Grace Parisi’s kids love a particular brand of canned soup filled with chicken meatballs and soggy pasta, but she prefers real minestra maritata (Italian wedding soup). She makes tiny pork meatballs and simmers them with orzo, chickpeas, spinach and parmesan. She occasionally substitutes green beans for the spinach, depending on who is at the table.
Baltic black bread, traditionally made with rye flour and sourdough starter, is dense and sour, with a tight crumb. Its lush rye flavor gives this vegetarian soup earthy depth. A sprinkle of homemade cheese curds and fresh herbs lighten up each bowl.
Sting and Trudie Styler's private chef, Joe Sponzo, grows tomatoes at Il Palagio for his take on the classic Tuscan pappa al pomodoro, a hearty tomato-bread soup. When they're ripe, Sponzo passes them through a food mill to make passato, a concentrated tomato puree he jars for year-round use. He buys his bread in Figline Valdarno, from a bakery that uses a wood-fired oven. "You want a dense, crusty bread, then let it get stale for two days," he says.
Here's the story behind a Chinese mother's restorative soups, and the noodle soup with ginger and turmeric curry paste that her daughter concocts in the winter for comfort food.
Alain Coumont's cool vegan soup gets its creaminess from pureed zucchini, sautéed onion and garlic. It's brightened with purslane, a lemony weed that Coumont plucks from his Languedoc country garden; if purslane is not available at your local farmers' market, substitute baby arugula leaves instead.
The Good News Based on a brothy tortilla soup, this fiery, substantial soup is full of nutty-tasting barley, brown rice and bulgur, creating a dish that's high in fiber. Mary Ellen Diaz says it's one of the most popular recipes she makes for First Slice's soup kitchen. "Latin flavors do well on the street," she explains.
When tomatoes are at their best, take a cue from Hetal Vasavada and don't cook them at all. "In the summer, Indian families often make kachumber salad. It's basically an Indian pico de gallo situation, minus the cilantro," says Vasavada. "My husband loves gazpacho—he's the kind of person who drinks salsa from the jar—so I thought this would be a nice, cool summer dish." Vasavada channeled her love for kachumber, a fresh, cucumber-based Indian salad, to inspire this exciting riff on the classic chilled summery soup.
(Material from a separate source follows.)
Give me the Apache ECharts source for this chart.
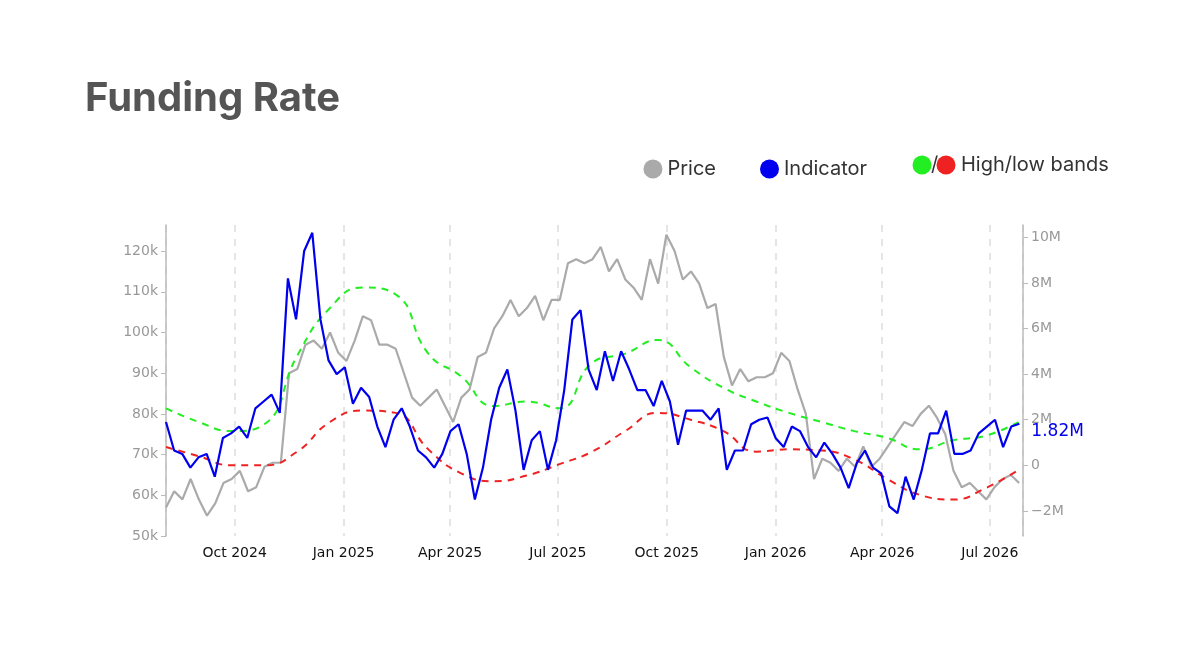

Warm spices and a hint of chile add flavor and heat without overwhelming the fresh tomatoes; sev, a crispy chickpea noodle snack, adds a pleasant crunch.
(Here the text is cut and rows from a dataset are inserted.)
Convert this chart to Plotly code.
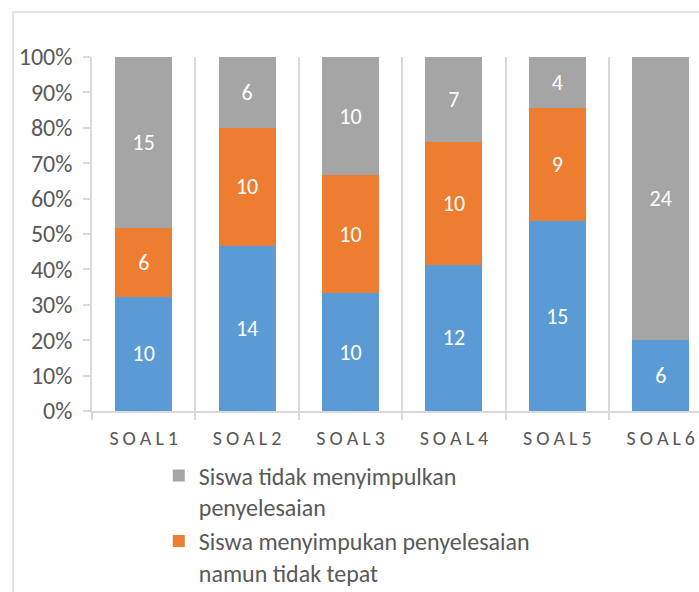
import plotly.graph_objects as go

categories = ["SOAL1", "SOAL2", "SOAL3", "SOAL4", "SOAL5", "SOAL6"]
tepat = [10, 14, 10, 12, 15, 6]
tidak_tepat = [6, 10, 10, 10, 9, 0]
tidak_menyimpulkan = [15, 6, 10, 7, 4, 24]

name_blue = "Siswa menyimpulkan penyelesaian dengan tepat"
name_orange = "Siswa menyimpukan penyelesaian<br>namun tidak tepat"
name_gray = "Siswa tidak menyimpulkan<br>penyelesaian"

FONT = "Calibri, Carlito, Lato, 'Open Sans', sans-serif"
TXT = "#595959"
GRID = "#D9D9D9"

tick_text = ["\u2009".join(c) for c in categories]


def labels(vals):
    return [str(v) if v else "" for v in vals]


fig = go.Figure()
for vals, name, color, show in [
    (tepat, name_blue, "#5B9BD5", False),
    (tidak_tepat, name_orange, "#ED7D31", True),
    (tidak_menyimpulkan, name_gray, "#A5A5A5", True),
]:
    fig.add_trace(go.Bar(
        x=categories, y=vals, name=name, marker_color=color,
        marker_line_width=0,
        text=labels(vals), textposition="inside", insidetextanchor="middle",
        textangle=0, constraintext="none",
        textfont=dict(color="white", size=22, family=FONT),
        showlegend=show,
    ))

fig.update_layout(
    width=699, height=592,
    barmode="stack", barnorm="percent", bargap=0.45,
    paper_bgcolor="white", plot_bgcolor="white",
    margin=dict(l=92, r=0, t=57, b=181, autoexpand=False),
    font=dict(family=FONT, color=TXT),
    legend=dict(
        traceorder="reversed", orientation="v", valign="top",
        x=0.11, xanchor="left", y=-0.12, yanchor="top",
        font=dict(size=24, color=TXT, family=FONT),
        bgcolor="rgba(0,0,0,0)", tracegroupgap=0, itemsizing="constant",
    ),
    xaxis=dict(
        type="category", range=[-0.5, 5.37], tickson="boundaries",
        tickvals=categories, ticktext=tick_text,
        showgrid=True, gridcolor=GRID, gridwidth=1.5,
        showline=True, linecolor=GRID, linewidth=1.5,
        ticks="outside", ticklen=7, tickcolor=GRID, tickwidth=1.5,
        ticklabelstandoff=8,
        tickfont=dict(size=20, color=TXT, family=FONT),
        fixedrange=True,
    ),
    yaxis=dict(
        range=[0, 100], dtick=10, ticksuffix="%",
        showgrid=False, zeroline=False,
        showline=True, linecolor=GRID, linewidth=1.5,
        ticks="outside", ticklen=7, tickcolor=GRID, tickwidth=1.5,
        ticklabelstandoff=6,
        tickfont=dict(size=24, color=TXT, family=FONT),
        fixedrange=True,
    ),
    shapes=[dict(
        type="path", xref="paper", yref="paper",
        path="M -0.130,-0.6 L -0.130,1.127 L 1.1,1.127",
        line=dict(color=GRID, width=1.5), layer="above",
    )],
)

fig.write_html(
    "out.html",
    config={"displayModeBar": False},
    post_script="document.body.style.margin='0';document.documentElement.style.overflow='hidden';",
)
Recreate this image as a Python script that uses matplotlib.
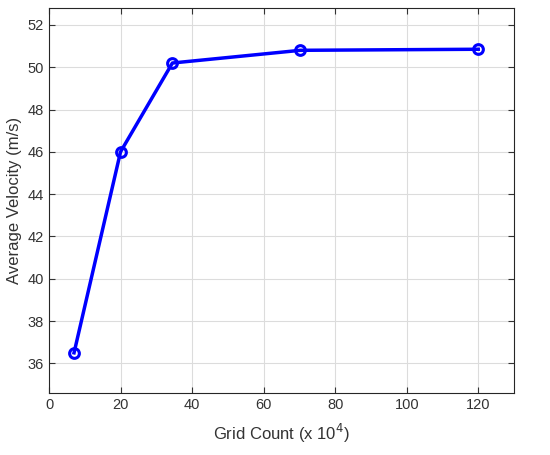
import matplotlib.pyplot as plt

grid_count = [7, 20, 34.5, 70.3, 120]        # x 10^4
avg_velocity = [36.5, 46.0, 50.2, 50.8, 50.85]  # m/s

plt.rcParams['font.family'] = ['Liberation Sans', 'DejaVu Sans']

fig = plt.figure(figsize=(5.5, 4.55), dpi=100)
ax = fig.add_axes([49/550, 1 - 393/455, 465/550, 385/455])

ax.plot(grid_count, avg_velocity, color='#0000ff', linewidth=2.5,
        marker='o', markersize=7, markerfacecolor='none', markeredgewidth=2.2)

ax.set_xlim(0, 130)
ax.set_ylim(34.6, 52.8)
ax.set_xticks(range(0, 121, 20))
ax.set_yticks(range(36, 53, 2))
ax.grid(True, color='#dcdcdc', linewidth=0.8)
ax.set_axisbelow(True)
ax.tick_params(direction='in', top=True, right=True, labelsize=10.5,
               colors='#333333', length=4)
for s in ax.spines.values():
    s.set_color('#262626')
    s.set_linewidth(0.8)

ax.set_xlabel('Grid Count (x 10$^4$)', fontsize=12, color='#333333', labelpad=7)
ax.set_ylabel('Average Velocity (m/s)', fontsize=12, color='#333333')

fig.savefig('out.png')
The name for this simple soup of gently stewed onions, tomatoes, and peppers comes from the Catalan words oli (oil) and aigua (water). The soup can be served warm or chilled, and is customarily eaten with bread, which is topped here with figat (fig jam). The recipe is from chef Felipe Riccio of March restaurant in Houston. To take it to the next level, June Rodil and Mark Sayre, who lead the wine program at March, suggest serving it with a rosé, such as the 2019 Clos Canarelli Corse Figari Rosé, from Corsica, France. "The flavors of summer peppers and rosé are a perfect match, which is why this wine, with notes of soft strawberry and cherry blossom, is paired with the Oliaigua," they say. "The weight of this rosé from Corsica plays well with the dish, which needs a bit of power."
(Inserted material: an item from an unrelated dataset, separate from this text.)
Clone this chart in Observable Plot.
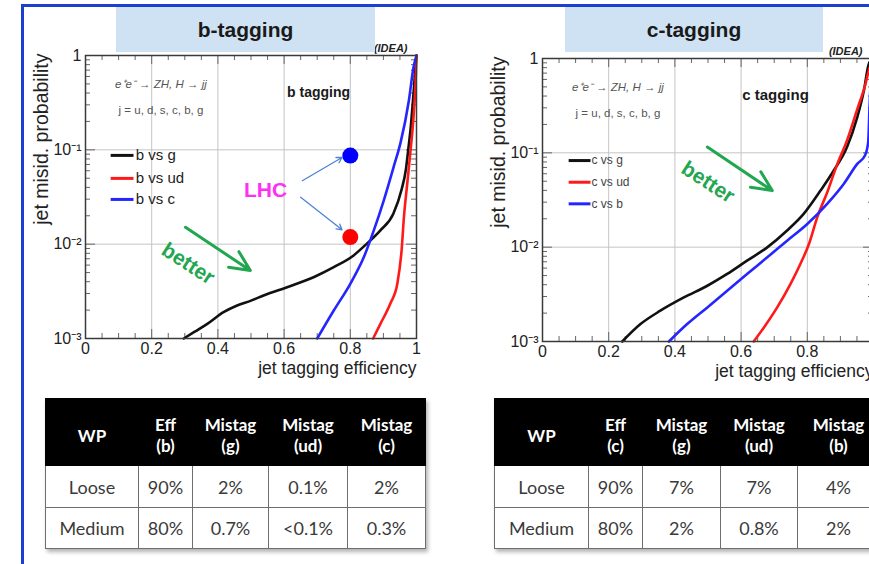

After moving to New York from France in the early 1990s. François Payard became executive pastry chef at Manhattan's Le Bernadin, then at Daniel. He opened Payard Pâtisserie & Bistro in 1997. At the restaurant, Payard's executive chef, Philippe Bertineau, prepares individual servings of this gnocchi in small porcelain crocks or copper pans. For the phyllo crust, he quarters the layered dough (Step 1) and tops the dishes with it; as the phyllo bakes, it molds to the sides of the crocks.
Supersweet tomatoes will make this cold soup extra-delicious. But to enhance the flavor of even less-than-perfect produce, Melissa Rubel Jacobson adds tomato paste, which has a rich, concentrated taste.